When you’re a crypto trader or enthousiast, it is important to understand how crypto liquidity impacts your holdings and if you are a company seeking to sell its digital asset, it’s crucial that you understand how liquidity impacts the price of that asset.
First let’s take a look at what liquidity is.
Liquidity is used in the financial markets to describe the ease with which an asset can be converted into cash. In the world of cryptocurrencies, liquidity implies the ability of the token or coin to be easily converted into cash or other coins (the base pair). If liquidity is on the higher side, this usually points towards a more stable market with little violent price fluctuations.
It is easy to trade cryptocurrencies in liquid markets because both your buying and selling orders will be filled swiftly when there are a large number of participants. Entering and exiting a trade under these circumstances is easy and can be done quickly at very low slippage.
Deep liquidity benefits both the exchange, the traders and the token project:
Exchange: exchanges make money on the trading fees charged on every trade, thus they want an actively traded market in order to rake in as many trading fees as possible
Traders: want to be able to constantly exit and enter positions at the lowest possible cost and risk
Token project: strong liquidity breeds confidence in the asset and also enables organic price appreciation
To ensure that there is liquidity most exchanges require the token projects seeking to get listed to take care of market making. This guarantees that there is liquidity for the traders. If a trader is looking to sell that company’s tokens and there is not a buyer, the company’s liquidity will be used to purchase the traders tokens. If a trader is looking to buy tokens, and there are no sellers then the company’s tokens will be used to sell to this trader. This is known as making the market and in the world of cryptocurrency this is done by crypto liquidity providers or crypto market makers such as Kairon Labs.
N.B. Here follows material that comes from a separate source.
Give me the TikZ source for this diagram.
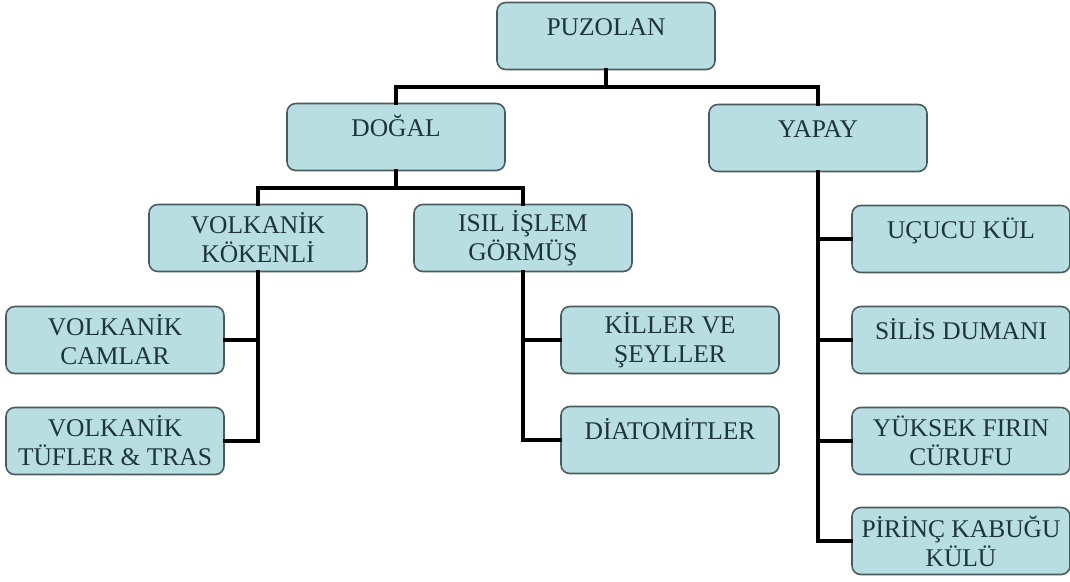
\documentclass[tikz,border=0pt]{standalone}
\usepackage{fontspec}
\setmainfont{Liberation Serif}
\usepackage{tikz}
\usetikzlibrary{arrows.meta}
\usepackage{xcolor}
\definecolor{kutu}{RGB}{184,222,226}
\definecolor{kenar}{RGB}{72,92,95}
\definecolor{yazi}{RGB}{28,52,58}

\begin{document}
\begin{tikzpicture}[line cap=rect,
  blok/.style={draw=kenar,line width=0.9pt,fill=kutu,rounded corners=5pt,
    minimum width=4.36cm,minimum height=1.34cm,inner sep=2pt,align=center,
    text=yazi,font=\fontsize{14.5}{16.5}\selectfont},
  tek/.style={blok,text height=0.44cm,text depth=0.48cm},
  kol/.style={line width=2.2pt,black}]
\useasboundingbox (0,0) rectangle (21.4,11.62);
\node[tek] (puzolan) at (12.12,10.9) {PUZOLAN};
\node[tek] (dogal) at (7.92,8.88) {DOĞAL};
\node[tek] (yapay) at (16.36,8.86) {YAPAY};
\node[blok] (koken) at (5.16,6.86) {VOLKANİK\\KÖKENLİ};
\node[blok] (isil) at (10.46,6.86) {ISIL İŞLEM\\GÖRMÜŞ};
\node[blok] (camlar) at (2.30,4.82) {VOLKANİK\\CAMLAR};
\node[blok] (tufler) at (2.30,2.80) {VOLKANİK\\TÜFLER \& TRAS};
\node[blok] (killer) at (13.40,4.82) {KİLLER VE\\ŞEYLLER};
\node[tek] (diatom) at (13.40,2.82) {DİATOMİTLER};
\node[tek] (ucucu) at (19.22,6.84) {UÇUCU KÜL};
\node[tek] (silis) at (19.22,4.82) {SİLİS DUMANI};
\node[blok] (yuksek) at (19.22,2.80) {YÜKSEK FIRIN\\CÜRUFU};
\node[blok] (pirinc) at (19.22,0.80) {PİRİNÇ KABUĞU\\KÜLÜ};
\coordinate (bus1) at (12.12,9.88);
\coordinate (bus2) at (7.92,7.86);
\draw[kol] (puzolan.south) -- (bus1);
\draw[kol] (dogal.north) |- (bus1) -| (yapay.north);
\draw[kol] (dogal.south) -- (bus2);
\draw[kol] (koken.north) |- (bus2) -| (isil.north);
\draw[kol] (koken.south) |- (camlar.east);
\draw[kol] (koken.south) |- (tufler.east);
\draw[kol] (isil.south) |- (killer.west);
\draw[kol] (isil.south) |- (diatom.west);
\draw[kol] (yapay.south) |- (ucucu.west);
\draw[kol] (yapay.south) |- (silis.west);
\draw[kol] (yapay.south) |- (yuksek.west);
\draw[kol] (yapay.south) |- (pirinc.west);
\end{tikzpicture}
\end{document}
Crypto liquidity providers are experts that create complicated algorithms to regulate a coin’s liquidity. When done right, market making services executed by crypto liquidity providers attract organic users who know that they can instantly buy or sell a token on a given exchange.
It is important to consider the following aspects when discussing liquidity.
- If the market is more liquid, it is more stable. Lesser liquidity implies the lack of stability in its price movements. In order to execute a large trade order, the investor has to move through the order book which will increase the bid ask spread, either increasing or decreasing the overall price of the asset.
- The crypto space has been viewed as the Wild West because it has had a long history of price manipulation due to its poor regulatory framework. The lack of accountability makes manipulation easy. Liquid assets and exchanges are more resistant to such manipulations.
- In times of high volatility, the ability to enter and exit a position almost immediately creates more opportunity for profit.
- It also is believed that higher liquidity markets equate to increased accuracy in price analysis and predictions. This is because when the spread is tight (and consequently stable) it brings in more liquidity which creates reliable price and charting formation. When the ecosystem has poor liquidity there can be a huge impact on the tokens prices which can lead to insufficient data and consequently inaccurate charts which make analysis impossible or very inaccurate.
As such, it is extremely important that token projects work with reputable crypto liquidity providers to increase the likelihood of price stability and growth. Likewise, if you’re a trader, it’s crucial that both the asset you’re trading and the exchange you’re trading it on have liquidity.